=== The data ===
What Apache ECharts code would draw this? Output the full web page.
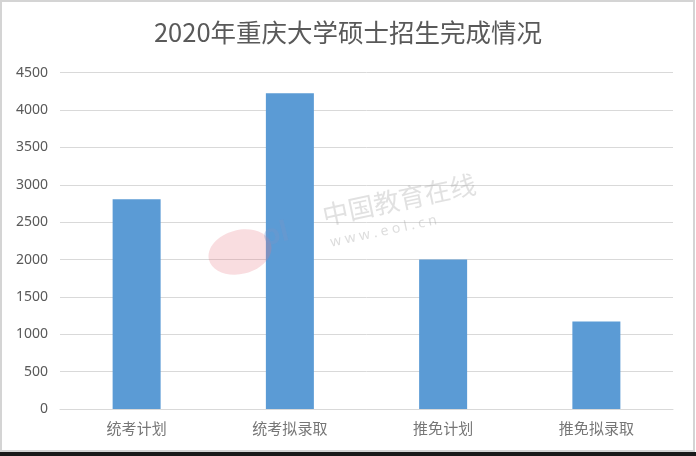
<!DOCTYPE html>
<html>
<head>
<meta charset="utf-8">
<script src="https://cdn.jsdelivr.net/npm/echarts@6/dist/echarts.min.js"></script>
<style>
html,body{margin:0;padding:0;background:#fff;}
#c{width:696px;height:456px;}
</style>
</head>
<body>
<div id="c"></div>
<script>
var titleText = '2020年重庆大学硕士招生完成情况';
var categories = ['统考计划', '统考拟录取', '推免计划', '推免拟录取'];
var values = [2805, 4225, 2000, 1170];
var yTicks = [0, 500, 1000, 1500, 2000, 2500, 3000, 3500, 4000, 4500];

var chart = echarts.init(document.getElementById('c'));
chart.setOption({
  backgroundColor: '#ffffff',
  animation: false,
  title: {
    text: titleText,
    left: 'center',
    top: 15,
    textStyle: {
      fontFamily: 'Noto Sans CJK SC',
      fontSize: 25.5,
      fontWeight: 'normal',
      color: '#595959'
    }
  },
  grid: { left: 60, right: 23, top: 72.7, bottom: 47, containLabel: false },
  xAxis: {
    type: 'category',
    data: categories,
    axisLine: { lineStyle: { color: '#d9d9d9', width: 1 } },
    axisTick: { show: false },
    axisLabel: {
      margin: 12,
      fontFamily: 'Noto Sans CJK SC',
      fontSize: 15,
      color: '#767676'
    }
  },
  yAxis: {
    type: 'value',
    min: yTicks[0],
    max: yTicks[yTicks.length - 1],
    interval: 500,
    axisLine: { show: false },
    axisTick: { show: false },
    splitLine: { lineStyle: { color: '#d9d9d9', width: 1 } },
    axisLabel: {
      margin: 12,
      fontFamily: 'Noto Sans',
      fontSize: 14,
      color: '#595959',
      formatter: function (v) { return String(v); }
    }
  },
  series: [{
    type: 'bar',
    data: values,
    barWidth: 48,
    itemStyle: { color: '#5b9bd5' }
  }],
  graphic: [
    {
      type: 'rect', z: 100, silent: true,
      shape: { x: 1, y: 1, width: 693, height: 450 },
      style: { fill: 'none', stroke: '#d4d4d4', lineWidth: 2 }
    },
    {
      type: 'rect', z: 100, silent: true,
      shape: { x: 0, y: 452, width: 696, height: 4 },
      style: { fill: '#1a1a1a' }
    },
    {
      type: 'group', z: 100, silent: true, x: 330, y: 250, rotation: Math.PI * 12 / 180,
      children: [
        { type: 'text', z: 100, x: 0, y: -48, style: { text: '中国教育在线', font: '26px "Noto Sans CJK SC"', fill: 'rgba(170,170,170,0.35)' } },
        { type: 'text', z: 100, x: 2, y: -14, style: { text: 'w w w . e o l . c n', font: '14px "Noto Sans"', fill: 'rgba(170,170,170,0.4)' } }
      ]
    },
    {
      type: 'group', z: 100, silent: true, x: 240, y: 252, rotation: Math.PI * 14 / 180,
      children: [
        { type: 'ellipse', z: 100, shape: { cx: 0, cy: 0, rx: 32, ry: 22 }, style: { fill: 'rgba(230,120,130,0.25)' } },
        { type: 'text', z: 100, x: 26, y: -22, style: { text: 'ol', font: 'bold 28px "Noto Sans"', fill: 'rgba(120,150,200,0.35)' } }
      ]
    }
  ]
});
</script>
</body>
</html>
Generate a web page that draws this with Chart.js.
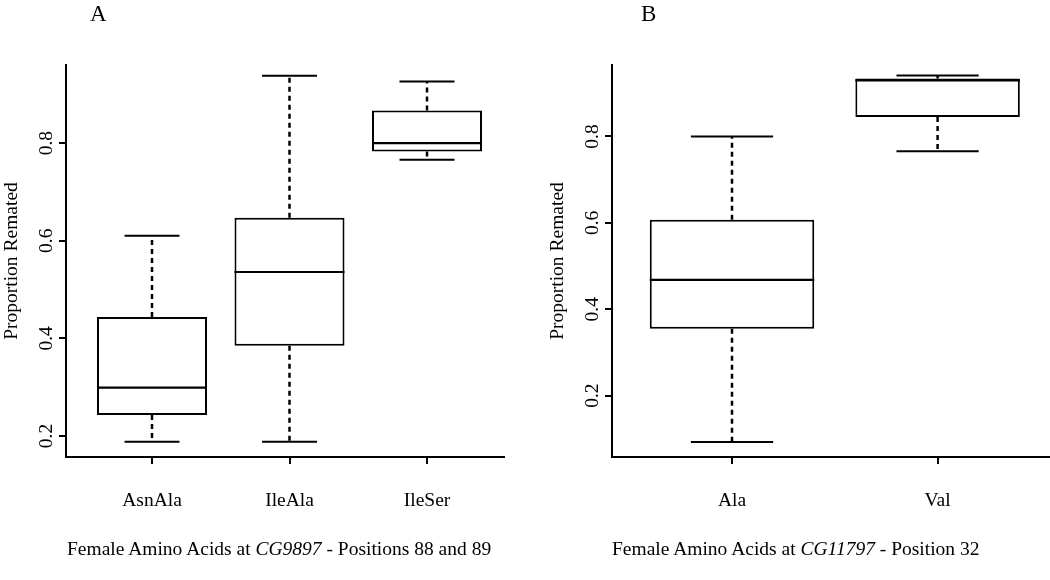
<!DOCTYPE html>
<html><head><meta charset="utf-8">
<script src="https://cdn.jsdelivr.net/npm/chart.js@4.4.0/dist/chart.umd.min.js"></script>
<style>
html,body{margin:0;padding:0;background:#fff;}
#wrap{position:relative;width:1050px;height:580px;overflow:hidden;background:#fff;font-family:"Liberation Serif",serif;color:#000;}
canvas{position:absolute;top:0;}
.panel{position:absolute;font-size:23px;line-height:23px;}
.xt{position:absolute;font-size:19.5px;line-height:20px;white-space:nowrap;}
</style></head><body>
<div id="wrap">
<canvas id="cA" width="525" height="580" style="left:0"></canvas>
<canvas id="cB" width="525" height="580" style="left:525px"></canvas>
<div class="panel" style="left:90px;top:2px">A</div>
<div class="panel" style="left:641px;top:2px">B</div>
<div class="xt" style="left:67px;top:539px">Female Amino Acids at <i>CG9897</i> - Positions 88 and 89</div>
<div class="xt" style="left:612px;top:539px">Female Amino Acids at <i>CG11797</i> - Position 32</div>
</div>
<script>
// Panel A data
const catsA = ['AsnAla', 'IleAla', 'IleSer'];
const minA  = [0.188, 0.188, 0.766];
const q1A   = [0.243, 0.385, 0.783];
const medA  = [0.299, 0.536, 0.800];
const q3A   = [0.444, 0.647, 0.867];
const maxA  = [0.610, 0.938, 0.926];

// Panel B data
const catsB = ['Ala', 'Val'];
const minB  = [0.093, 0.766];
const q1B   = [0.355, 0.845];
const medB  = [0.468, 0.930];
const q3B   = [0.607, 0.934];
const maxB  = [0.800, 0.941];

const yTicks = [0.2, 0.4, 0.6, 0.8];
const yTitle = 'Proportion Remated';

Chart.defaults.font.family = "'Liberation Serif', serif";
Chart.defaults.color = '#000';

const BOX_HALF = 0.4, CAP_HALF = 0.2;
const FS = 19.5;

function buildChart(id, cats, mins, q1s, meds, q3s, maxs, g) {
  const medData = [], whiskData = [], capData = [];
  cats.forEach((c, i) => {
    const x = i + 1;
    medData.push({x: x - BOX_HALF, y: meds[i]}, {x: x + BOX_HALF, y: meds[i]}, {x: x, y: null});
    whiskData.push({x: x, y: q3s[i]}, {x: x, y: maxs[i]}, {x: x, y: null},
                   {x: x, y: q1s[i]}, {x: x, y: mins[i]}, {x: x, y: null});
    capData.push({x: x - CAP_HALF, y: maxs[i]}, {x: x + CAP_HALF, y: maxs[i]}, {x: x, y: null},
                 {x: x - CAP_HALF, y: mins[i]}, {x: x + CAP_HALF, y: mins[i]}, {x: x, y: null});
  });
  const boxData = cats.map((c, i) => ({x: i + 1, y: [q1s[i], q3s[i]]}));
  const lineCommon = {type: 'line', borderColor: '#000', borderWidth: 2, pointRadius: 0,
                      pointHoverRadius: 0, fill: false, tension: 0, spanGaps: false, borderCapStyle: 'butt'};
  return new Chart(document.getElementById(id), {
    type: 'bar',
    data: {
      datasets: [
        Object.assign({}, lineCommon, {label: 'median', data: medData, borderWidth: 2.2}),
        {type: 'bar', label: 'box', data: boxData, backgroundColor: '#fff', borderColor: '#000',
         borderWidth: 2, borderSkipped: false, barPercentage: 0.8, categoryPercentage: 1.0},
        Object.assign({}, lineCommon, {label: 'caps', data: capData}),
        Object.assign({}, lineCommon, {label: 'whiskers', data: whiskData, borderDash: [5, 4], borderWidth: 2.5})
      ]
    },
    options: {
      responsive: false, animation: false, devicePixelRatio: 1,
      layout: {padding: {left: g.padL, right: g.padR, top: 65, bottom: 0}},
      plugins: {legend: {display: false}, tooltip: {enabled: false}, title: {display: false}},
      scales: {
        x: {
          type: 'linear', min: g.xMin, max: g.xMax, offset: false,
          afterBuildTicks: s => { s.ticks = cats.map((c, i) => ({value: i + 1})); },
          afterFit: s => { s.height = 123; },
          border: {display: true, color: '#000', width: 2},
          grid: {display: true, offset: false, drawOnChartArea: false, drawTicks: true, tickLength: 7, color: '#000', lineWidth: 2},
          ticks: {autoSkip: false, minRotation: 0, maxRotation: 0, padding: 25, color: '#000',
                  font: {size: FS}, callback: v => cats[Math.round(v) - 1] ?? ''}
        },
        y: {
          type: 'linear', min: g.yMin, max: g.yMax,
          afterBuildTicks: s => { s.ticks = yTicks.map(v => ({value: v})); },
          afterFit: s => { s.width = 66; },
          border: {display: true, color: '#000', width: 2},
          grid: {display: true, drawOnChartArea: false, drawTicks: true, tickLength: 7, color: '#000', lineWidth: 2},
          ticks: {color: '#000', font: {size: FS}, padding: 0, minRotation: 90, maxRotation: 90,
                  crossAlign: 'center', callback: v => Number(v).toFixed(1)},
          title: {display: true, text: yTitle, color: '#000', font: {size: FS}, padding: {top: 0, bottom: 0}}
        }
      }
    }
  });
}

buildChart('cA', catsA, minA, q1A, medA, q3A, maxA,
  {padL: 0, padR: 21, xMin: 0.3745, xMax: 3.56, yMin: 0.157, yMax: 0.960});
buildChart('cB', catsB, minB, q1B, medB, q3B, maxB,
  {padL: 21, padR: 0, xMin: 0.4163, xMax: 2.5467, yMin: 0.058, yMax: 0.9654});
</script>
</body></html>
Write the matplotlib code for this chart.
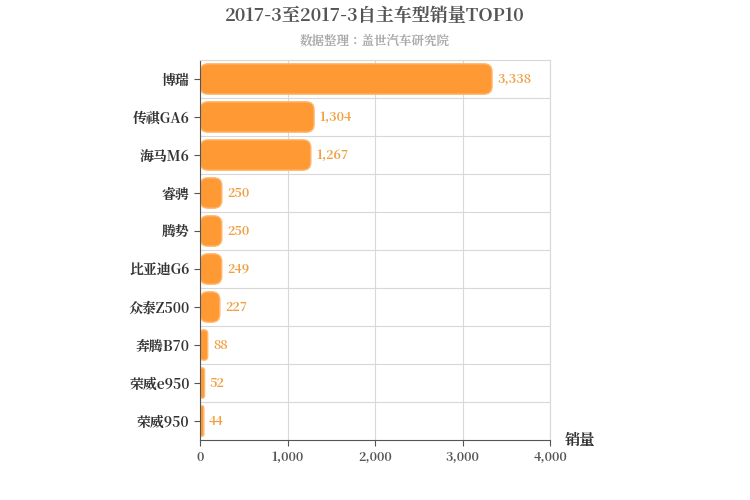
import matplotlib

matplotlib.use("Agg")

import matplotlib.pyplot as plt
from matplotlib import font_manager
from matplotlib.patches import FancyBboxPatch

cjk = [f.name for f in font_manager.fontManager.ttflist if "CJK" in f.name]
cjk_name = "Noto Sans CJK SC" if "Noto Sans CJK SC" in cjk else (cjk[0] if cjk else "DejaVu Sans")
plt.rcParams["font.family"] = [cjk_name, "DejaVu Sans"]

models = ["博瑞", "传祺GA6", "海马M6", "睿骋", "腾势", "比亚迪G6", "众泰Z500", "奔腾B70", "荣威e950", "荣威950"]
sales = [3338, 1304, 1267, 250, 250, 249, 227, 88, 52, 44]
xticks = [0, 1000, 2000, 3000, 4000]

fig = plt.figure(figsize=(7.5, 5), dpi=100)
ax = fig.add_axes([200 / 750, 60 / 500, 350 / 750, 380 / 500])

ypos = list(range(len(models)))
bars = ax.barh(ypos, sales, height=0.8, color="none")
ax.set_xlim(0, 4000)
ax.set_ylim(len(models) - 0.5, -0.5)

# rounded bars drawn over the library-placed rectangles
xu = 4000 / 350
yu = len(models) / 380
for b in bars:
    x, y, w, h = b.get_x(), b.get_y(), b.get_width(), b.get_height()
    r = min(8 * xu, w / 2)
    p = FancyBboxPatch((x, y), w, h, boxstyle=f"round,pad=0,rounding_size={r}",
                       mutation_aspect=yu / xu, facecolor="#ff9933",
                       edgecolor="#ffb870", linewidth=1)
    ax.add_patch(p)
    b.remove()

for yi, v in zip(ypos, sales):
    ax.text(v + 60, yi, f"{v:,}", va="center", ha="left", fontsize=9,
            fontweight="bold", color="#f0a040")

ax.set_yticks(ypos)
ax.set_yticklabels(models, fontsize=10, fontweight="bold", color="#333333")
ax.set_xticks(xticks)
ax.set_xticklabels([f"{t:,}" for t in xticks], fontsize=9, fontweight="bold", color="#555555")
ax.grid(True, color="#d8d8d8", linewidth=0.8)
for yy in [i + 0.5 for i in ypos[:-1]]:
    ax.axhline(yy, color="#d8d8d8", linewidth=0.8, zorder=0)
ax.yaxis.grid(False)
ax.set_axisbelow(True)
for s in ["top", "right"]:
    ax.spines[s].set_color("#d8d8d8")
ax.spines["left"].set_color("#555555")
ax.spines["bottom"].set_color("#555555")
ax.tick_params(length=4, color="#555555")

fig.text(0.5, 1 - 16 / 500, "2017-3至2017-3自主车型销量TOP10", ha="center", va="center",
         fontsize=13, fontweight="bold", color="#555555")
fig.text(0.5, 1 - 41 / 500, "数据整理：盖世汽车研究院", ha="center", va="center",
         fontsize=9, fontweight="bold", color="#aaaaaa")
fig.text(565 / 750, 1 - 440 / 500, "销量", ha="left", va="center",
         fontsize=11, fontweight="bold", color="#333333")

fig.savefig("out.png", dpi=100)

=== Your instructions ===
Write out the lines beginning with the one that contains "Write the matplotlib code for this chart." and ending with the one that contains "ax.set_ylim(len(models) - 0.5, -0.5)", exactly as given. Leave pictures out.

=== Solution for this problem ===
Write the matplotlib code for this chart.
import matplotlib

matplotlib.use("Agg")

import matplotlib.pyplot as plt
from matplotlib import font_manager
from matplotlib.patches import FancyBboxPatch

cjk = [f.name for f in font_manager.fontManager.ttflist if "CJK" in f.name]
cjk_name = "Noto Sans CJK SC" if "Noto Sans CJK SC" in cjk else (cjk[0] if cjk else "DejaVu Sans")
plt.rcParams["font.family"] = [cjk_name, "DejaVu Sans"]

models = ["博瑞", "传祺GA6", "海马M6", "睿骋", "腾势", "比亚迪G6", "众泰Z500", "奔腾B70", "荣威e950", "荣威950"]
sales = [3338, 1304, 1267, 250, 250, 249, 227, 88, 52, 44]
xticks = [0, 1000, 2000, 3000, 4000]

fig = plt.figure(figsize=(7.5, 5), dpi=100)
ax = fig.add_axes([200 / 750, 60 / 500, 350 / 750, 380 / 500])

ypos = list(range(len(models)))
bars = ax.barh(ypos, sales, height=0.8, color="none")
ax.set_xlim(0, 4000)
ax.set_ylim(len(models) - 0.5, -0.5)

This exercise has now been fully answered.